It’s hard to remember the unbridled optimism with which we left the office on Friday, March 13 (in hindsight, the date should have tipped us off!). After a couple weeks of restaurant marketing that included some pretty fun hand-washing posts and less fun emails about sanitation, we were planning to work from home just for a week or two. We didn’t clear off our desks or erase the calendar from the wall, we just…. left. A little unnerved by the empty grocery store shelves, the sudden end to the NBA season, and the real moment when LA decided this pandemic was real – Tom Hanks’ diagnosis – we still went out for dinner and drinks, bumping elbows with friends instead of hugging, before sitting side-by-side at a bar for cocktails, passing hand sanitizer like a flask, blissfully unaware of whether those windows could open or what kind of filter was in their HVAC.

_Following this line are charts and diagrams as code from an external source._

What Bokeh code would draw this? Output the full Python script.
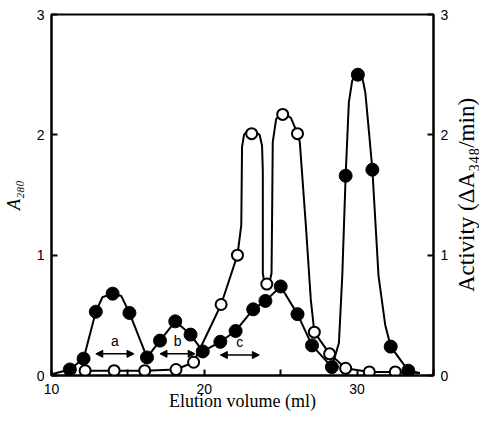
import math
from bokeh.plotting import figure
from bokeh.layouts import row
from bokeh.models import (Range1d, LinearAxis, FixedTicker, Label, Arrow, NormalHead)
from bokeh.embed import file_html
from bokeh.resources import INLINE

# ---- data ----
x_ticks = [10, 15, 20, 25, 30, 35]
x_tick_labels = {10: "10", 15: "", 20: "20", 25: "", 30: "30", 35: ""}
y_ticks = [0, 1, 2, 3]

# A280 (filled circles)
a280_x = [11.2, 12.1, 12.9, 14.0, 15.1, 16.25, 17.1, 18.1, 19.1, 19.9, 21.05, 22.05,
          23.2, 24.0, 25.0, 26.1, 27.05, 28.35, 29.25, 30.05, 31.0, 32.2, 33.35]
a280_y = [0.05, 0.14, 0.53, 0.68, 0.52, 0.15, 0.29, 0.45, 0.34, 0.20, 0.28, 0.37,
          0.55, 0.62, 0.74, 0.51, 0.25, 0.07, 1.66, 2.50, 1.71, 0.24, 0.04]
# hand-drawn A280 curve
a280_curve_x = [10.0, 11.2, 12.1, 12.9, 13.33, 14.0, 14.57, 15.1, 16.25, 17.1, 18.1, 19.1,
                19.9, 21.05, 22.05, 23.2, 24.0, 25.0, 26.1, 27.05, 28.35, 28.81, 29.03,
                29.25, 29.46, 29.68, 30.0, 30.32, 30.54, 30.78, 31.0, 31.4, 31.84, 32.2,
                33.35, 34.1]
a280_curve_y = [0.01, 0.05, 0.14, 0.53, 0.65, 0.68, 0.66, 0.52, 0.15, 0.29, 0.45, 0.34,
                0.20, 0.28, 0.37, 0.55, 0.62, 0.74, 0.51, 0.25, 0.07, 0.27, 0.83,
                1.66, 2.27, 2.45, 2.51, 2.49, 2.35, 2.02, 1.71, 0.83, 0.42, 0.24,
                0.04, 0.02]

# Activity (open circles)
act_x = [12.2, 14.1, 16.1, 18.15, 19.3, 21.1, 22.17, 23.1, 24.09, 25.13, 26.1, 27.2,
         28.2, 29.25, 30.8, 32.5]
act_y = [0.04, 0.04, 0.04, 0.05, 0.11, 0.59, 1.00, 2.01, 0.76, 2.17, 2.01, 0.36,
         0.18, 0.06, 0.03, 0.03]
# hand-drawn activity curve
act_curve_x = [12.2, 14.1, 16.1, 18.15, 19.3, 21.1, 22.17, 22.42, 22.47, 22.6, 22.85, 23.1,
               23.4, 23.62, 23.78, 23.83, 23.83, 23.92, 24.09, 24.28, 24.4, 24.45, 24.48,
               24.7, 25.13, 25.67, 26.1, 26.25, 26.65, 26.97, 27.2, 28.2, 29.25, 30.8,
               32.5, 34.1]
act_curve_y = [0.04, 0.04, 0.04, 0.05, 0.11, 0.59, 1.00, 1.25, 1.90, 2.00, 2.04, 2.03,
               2.02, 2.00, 1.91, 1.70, 0.85, 0.78, 0.76, 0.78, 0.85, 1.50, 1.94,
               2.13, 2.19, 2.14, 2.01, 1.94, 1.24, 0.63, 0.36, 0.18, 0.06, 0.03,
               0.03, 0.02]

# pooled fractions (double arrows)
pool_names = ["a", "b", "c"]
pool_start = [12.9, 17.1, 21.05]
pool_end = [15.4, 19.4, 23.6]
pool_y = [0.18, 0.18, 0.17]

x_title = "Elution volume (ml)"
left_title = "A\u2082\u2088\u2080"
right_title = "Activity (\u0394A\u2083\u2084\u2088/min)"

tick_font = "Liberation Sans"
serif = "Liberation Serif"

# ---- main figure ----
p = figure(width=451, height=413, output_backend="svg", toolbar_location=None,
           title=None, x_range=Range1d(10, 35), y_range=Range1d(0, 3),
           min_border_left=49, min_border_right=16, min_border_top=14,
           min_border_bottom=38)
p.background_fill_color = "white"
p.border_fill_color = "white"
p.grid.visible = False
p.outline_line_color = "black"
p.outline_line_width = 2

right = LinearAxis()
p.add_layout(right, "right")

for ax in (p.xaxis[0], p.yaxis[0], right):
    ax.axis_line_width = 2
    ax.major_tick_line_width = 2
    ax.major_tick_in = 6
    ax.major_tick_out = 0
    ax.minor_tick_line_color = None
    ax.major_label_text_font = tick_font
    ax.major_label_text_font_size = "14px"
    ax.major_label_text_color = "black"
    ax.axis_label_text_font = serif
    ax.axis_label_text_color = "black"
    ax.axis_label_text_font_style = "normal"

p.xaxis[0].ticker = FixedTicker(ticks=x_ticks)
p.xaxis[0].major_label_overrides = x_tick_labels
p.xaxis[0].major_label_standoff = 8
p.xaxis[0].axis_label = x_title
p.xaxis[0].axis_label_text_font_size = "18px"
p.xaxis[0].axis_label_standoff = -6

p.yaxis[0].ticker = FixedTicker(ticks=y_ticks)
p.yaxis[0].major_label_standoff = 7
p.yaxis[0].axis_label = left_title
p.yaxis[0].axis_label_text_font_size = "18px"
p.yaxis[0].axis_label_text_font_style = "italic"
p.yaxis[0].axis_label_standoff = 10

right.ticker = FixedTicker(ticks=y_ticks)
right.major_label_standoff = 7

# curves
p.line(a280_curve_x, a280_curve_y, line_color="black", line_width=2)
p.line(act_curve_x, act_curve_y, line_color="black", line_width=2)

# markers
p.scatter(a280_x, a280_y, marker="circle", size=13, fill_color="black",
          line_color="black", line_width=1)
p.scatter(act_x, act_y, marker="circle", size=11, fill_color="white",
          line_color="black", line_width=2)

# pooled-fraction arrows
for name, xs, xe, yy in zip(pool_names, pool_start, pool_end, pool_y):
    p.add_layout(Arrow(x_start=xs, y_start=yy, x_end=xe, y_end=yy,
                       line_width=1.5, line_color="black",
                       start=NormalHead(size=7, fill_color="black", line_color="black"),
                       end=NormalHead(size=7, fill_color="black", line_color="black")))
    p.add_layout(Label(x=(xs + xe) / 2, y=yy + 0.04, text=name, text_align="center",
                       text_baseline="bottom", text_font=tick_font,
                       text_font_size="14px", text_color="black"))

# ---- narrow strip carrying the right-hand title (reads bottom to top) ----
q = figure(width=27, height=413, output_backend="svg", toolbar_location=None,
           title=None, x_range=Range1d(0, 1), y_range=Range1d(0, 3),
           x_axis_location=None, y_axis_location="left",
           min_border_left=26, min_border_right=0, min_border_top=14,
           min_border_bottom=38)
q.outline_line_color = None
q.background_fill_color = "white"
q.border_fill_color = "white"
q.grid.visible = False
qa = q.yaxis[0]
qa.ticker = FixedTicker(ticks=[])
qa.axis_line_color = None
qa.major_tick_line_color = None
qa.minor_tick_line_color = None
qa.major_label_text_font_size = "0px"
qa.axis_label = right_title
qa.axis_label_text_font = serif
qa.axis_label_text_font_style = "normal"
qa.axis_label_text_font_size = "23px"
qa.axis_label_text_color = "black"
qa.axis_label_standoff = 0

layout = row(p, q, spacing=0)
open("out.html", "w").write(file_html(layout, INLINE))
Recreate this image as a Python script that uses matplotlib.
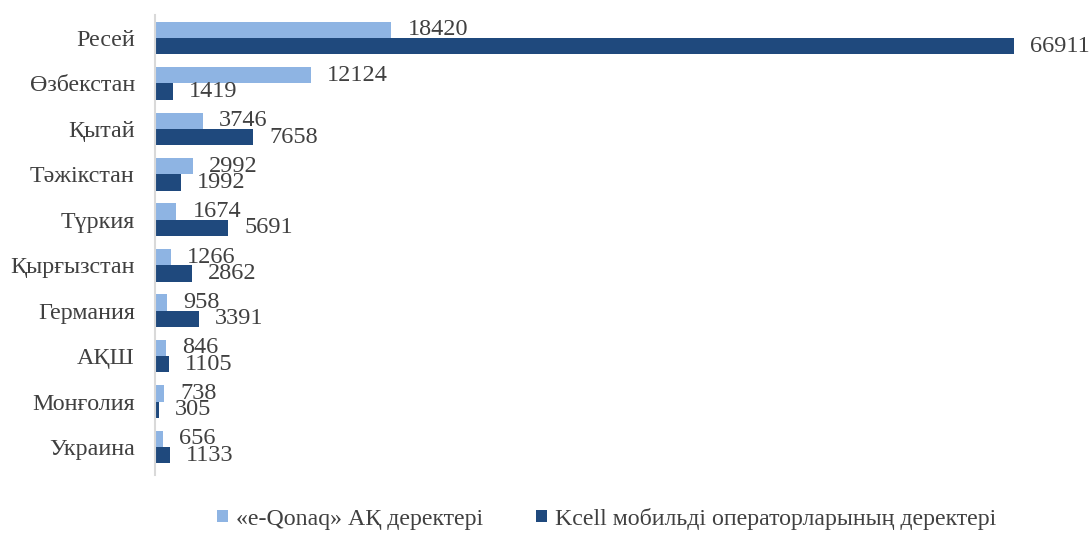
import matplotlib.pyplot as plt
import numpy as np

# данные
countries = ['Ресей', 'Өзбекстан', 'Қытай', 'Тәжікстан', 'Түркия',
             'Қырғызстан', 'Германия', 'АҚШ', 'Монғолия', 'Украина']
eqonaq = [18420, 12124, 3746, 2992, 1674, 1266, 958, 846, 738, 656]
kcell = [66911, 1419, 7658, 1992, 5691, 2862, 3391, 1105, 305, 1133]
series_names = ['«e-Qonaq» АҚ деректері', 'Kcell мобильді операторларының деректері']

plt.rcParams['font.family'] = ['Liberation Serif', 'DejaVu Serif']
text_color = '#404040'
light = '#8EB4E3'
dark = '#1F497D'

fig = plt.figure(figsize=(10.91, 5.33), dpi=100)
# оси: слева 155px, сверху 15px, снизу 475px
ax = fig.add_axes([155 / 1091, 1 - 475 / 533, (1079 - 155) / 1091, 460 / 533])

y = np.arange(len(countries))
h = 0.36
b1 = ax.barh(y - h / 2, eqonaq, height=h, color=light, label=series_names[0])
b2 = ax.barh(y + h / 2, kcell, height=h, color=dark, label=series_names[1])

for bars, vals in ((b1, eqonaq), (b2, kcell)):
    for bar, v in zip(bars, vals):
        ax.annotate(str(v), (bar.get_width(), bar.get_y() + bar.get_height() / 2),
                    xytext=(11.5, 0), textcoords='offset points',
                    ha='left', va='center', fontsize=17.5, color=text_color,
                    annotation_clip=False)

ax.set_xlim(0, 72000)
ax.set_ylim(9.616, -0.506)
ax.set_yticks(y)
ax.set_yticklabels(countries, fontsize=17.3, color=text_color)
ax.tick_params(axis='y', length=0, pad=14.5)
ax.set_xticks([])
for s in ('top', 'right', 'bottom'):
    ax.spines[s].set_visible(False)
ax.spines['left'].set_color('#D9D9D9')
ax.spines['left'].set_linewidth(1.5)

fig.legend(handles=[b1, b2], loc='center', bbox_to_anchor=(0.556, 1 - 519 / 533),
           ncol=2, frameon=False, fontsize=17.2, handlelength=0.45, handleheight=0.4,
           handletextpad=0.35, columnspacing=2.2, labelcolor=text_color)

fig.savefig('out.png', dpi=100)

Fast forward exactly 13 months and even our most cautious restaurant clients are opening their dining rooms, hopefully for good this time, and vaccines for food service workers have mostly eliminated the overwhelming fear that keeping their business alive means putting their employees’ lives in jeopardy. We’re replacing the sounds of imissmybar.com with the sounds of an actual bar and bartender (but we’re still on board with take-out cocktails). Marketing plans are being written without the fear that they’ll go up in flames with the next announcement from the health department. And we’re optimistically imagining a restaurant world that’s more equitable, more resilient and more innovative.
Let’s bring back the special occasion restaurants, with their $22 cocktails and beautifully designed menus, but let’s make sure the busser doesn’t have to work 3 jobs to make ends meet. Let’s find a way to transition from overtipping (we’ve all been over tipping, right?) to menu prices that reflect not just the cost of “doing business” but the cost of paying the people who work there a wage that they can live on. And let’s make room for the entrepreneurs who’ve been upending restaurant marketing by selling tortillas on Instagram and hand-delivering loaves of bread. The industry has been trying to change for years, and we’re hopeful that the silver lining to the past year’s horrors can accelerate that transformation. The restaurant industry may be rooted in, let’s be honest, exploitation, but it doesn’t have to stay that way.
On a more practical level, we’re excited to step back and look at the big picture again. Our light at the end of the tunnel includes seeing restaurants we branded finally open, designing brand new restaurant concepts, and restaurant marketing plans that don’t include the phrase “take-out or delivery” and do look more than 2 weeks into the future.
As soon as our own vaccinations are finished, you’ll find us back in the office, picking up pastries from Republique and checking out our new neighbors at the Firestone Tire Building. Until then, we’ll see you on Zoom.